Dobrze być otoczonym życzliwą troską

Rosnące koszty energii i wysoka inflacja dotyczą każdego. Niedostatki kadry medycznej, w szczególności lekarzy skutkujące przepracowaniem i pogarszającym się stanem zdrowia tej grupy zawodowej dają się we znaki również pacjentom, zwłaszcza że trochę ich ostatnio zza wschodniej granicy przybyło. W związku z obecną sytuacją popandemiczną i wojną na Ukrainie na proces diagnostyczno – leczniczy zwłaszcza w lecznictwie otwartym lekarz ma coraz mniej czasu i coraz mniej siły. Dobrze, że przynajmniej ma wsparcie swojego zawodowego samorządu. Nad potrzebą podwyżki o 100%  stawki członkowskiej na rzecz izb lekarskich pochylał się w Naczelnej Izbie Lekarskiej specjalnie powołany zespół. Wszystko po to, byśmy byli pewni rzetelności podjętej na mocy uchwały nr Nr 38/22/IX Naczelnej Rady Lekarskiej z dnia 21 października 2022 decyzji, w myśl której od nowego roku kalendarzowego comiesięczna obowiązkowa stawka członkowska dla większości lekarzy w Polsce będzie wynosić 120 zł.

#

Jak wiadomo podatki i daniny są nieśmiertelne.
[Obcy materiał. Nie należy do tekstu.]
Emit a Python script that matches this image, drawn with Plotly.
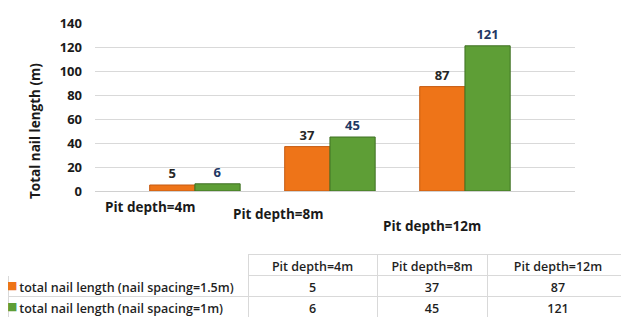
import plotly.graph_objects as go

categories = ["Pit depth=4m", "Pit depth=8m", "Pit depth=12m"]
series_names = ["total nail length (nail spacing=1.5m)", "total nail length (nail spacing=1m)"]
spacing_15 = [5, 37, 87]
spacing_10 = [6, 45, 121]
y_ticks = [0, 20, 40, 60, 80, 100, 120, 140]

# the page body has an 8px margin, so the figure is drawn 8px in from the window edge
OFF = 8
W, H = 629 - OFF, 317 - OFF
ORANGE = "#EE7418"
GREEN = "#5E9E36"
FONT = "Open Sans"

def py(pix):  # window pixel -> paper fraction
    return 1 - (pix - OFF) / H

def px(pix):
    return (pix - OFF) / W

fig = go.Figure()
fig.add_trace(go.Bar(
    x=categories, y=spacing_15, name=series_names[0],
    marker=dict(color=ORANGE, line=dict(color="#C55A11", width=1)),
    text=spacing_15, textposition="outside", cliponaxis=False,
    textfont=dict(family=FONT, size=13, color="#262626", weight="bold"),
    xaxis="x", yaxis="y", showlegend=False,
))
fig.add_trace(go.Bar(
    x=categories, y=spacing_10, name=series_names[1],
    marker=dict(color=GREEN, line=dict(color="#3F7023", width=1)),
    text=spacing_10, textposition="outside", cliponaxis=False,
    textfont=dict(family=FONT, size=13, color="#1F3864", weight="bold"),
    xaxis="x", yaxis="y", showlegend=False,
))

# Data table under the chart
header_vals = [""] + categories
nb = lambda s: s.replace(" ", "\u00a0")
first_col = ["\u00a0" + nb(series_names[0]),
             "\u00a0" + nb(series_names[1])]
cell_vals = [first_col] + [[a, b] for a, b in zip(spacing_15, spacing_10)]
TBL_TOP = 254
ROW_H = 21
fig.add_trace(go.Table(
    domain=dict(x=[0, 1], y=[0, py(TBL_TOP)]),
    columnwidth=[240, 129, 110, 142],
    header=dict(values=header_vals, height=ROW_H,
                fill_color="white",
                line=dict(color=["white", "#D9D9D9", "#D9D9D9", "#D9D9D9"], width=1),
                align="center",
                font=dict(family=FONT, size=12.5, color="#1f1f1f", weight=600)),
    cells=dict(values=cell_vals, height=ROW_H,
               fill_color="white",
               line=dict(color="#D9D9D9", width=1),
               align=["left", "center", "center", "center"],
               font=dict(family=FONT, size=12.5, color="#1f1f1f", weight=600)),
))

# legend keys inside the table's first column
for i, (name, col) in enumerate(zip(series_names, [ORANGE, GREEN])):
    fig.add_annotation(x=px(12), xref="paper", y=py(TBL_TOP + ROW_H * (i + 1.5)), yref="paper",
                       text="■", showarrow=False, xanchor="center", yanchor="middle",
                       font=dict(family="DejaVu Sans", size=11, color=col))

# staggered category labels (3-D perspective look)
label_dx = [-45, -52, -33]
label_py = [218, 225, 237]
for cat, dx, ypix in zip(categories, label_dx, label_py):
    fig.add_annotation(x=cat, xref="x", y=py(ypix), yref="paper",
                       text=cat, showarrow=False, xshift=dx,
                       font=dict(family=FONT, size=13.5, color="#1a1a1a", weight="bold"))

# y-axis title
fig.add_annotation(x=px(35), xref="paper", y=py(131), yref="paper",
                   text="Total nail length (m)", textangle=-90, showarrow=False,
                   xanchor="center", yanchor="middle",
                   font=dict(family=FONT, size=13.5, color="#1a1a1a", weight="bold"))

fig.update_layout(
    width=W, height=H,
    margin=dict(l=0, r=0, t=0, b=0, autoexpand=False),
    paper_bgcolor="white", plot_bgcolor="white",
    barmode="group", bargap=0.33, bargroupgap=0.0,
    xaxis=dict(domain=[px(95), px(575)], range=[-0.74, 2.815],
               showticklabels=False, showgrid=False, zeroline=False,
               showline=False, fixedrange=True, automargin=False),
    yaxis=dict(domain=[py(191), py(23)], range=[0, 140], automargin=False,
               tickvals=y_ticks, ticks="", showline=False,
               gridcolor="#D9D9D9", gridwidth=1,
               zeroline=True, zerolinecolor="#D0D0D0", zerolinewidth=1,
               tickfont=dict(family=FONT, size=13, color="#1a1a1a", weight="bold"),
               ticklabelstandoff=12),
)

fig.write_html("out.html")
Będą trwać prawdopodobnie tak długo jak ludzkość. Oficjalne tłumaczenie terminu Danina publiczna brzmi: świadczenie na rzecz państwa lub innego związku publicznoprawnego, ustalane jednostronnie na mocy określonego aktu prawnego, którego realizacja jest zabezpieczona możliwością zastosowania przymusu państwowego. Z racji wykonywanego zawodu i będąc wiernymi złożonemu przyrzeczeniu -  lekarze zawsze składali innym daninę ze swojej wiedzy, poświęconego czasu i szacunku dla drugiego człowieka. Obowiązek złożenia jeszcze jednej tym razem podwyższonej o 100% raczej tego obrazu nie zburzy. Jak dotychczas będziemy więc wpłacać na rzecz samorządu lekarskiego określoną kwotę na rzecz "dobra wspólnego" i będziemy cierpliwie oczekiwać realizacji celów wspólnych dla naszego środowiska.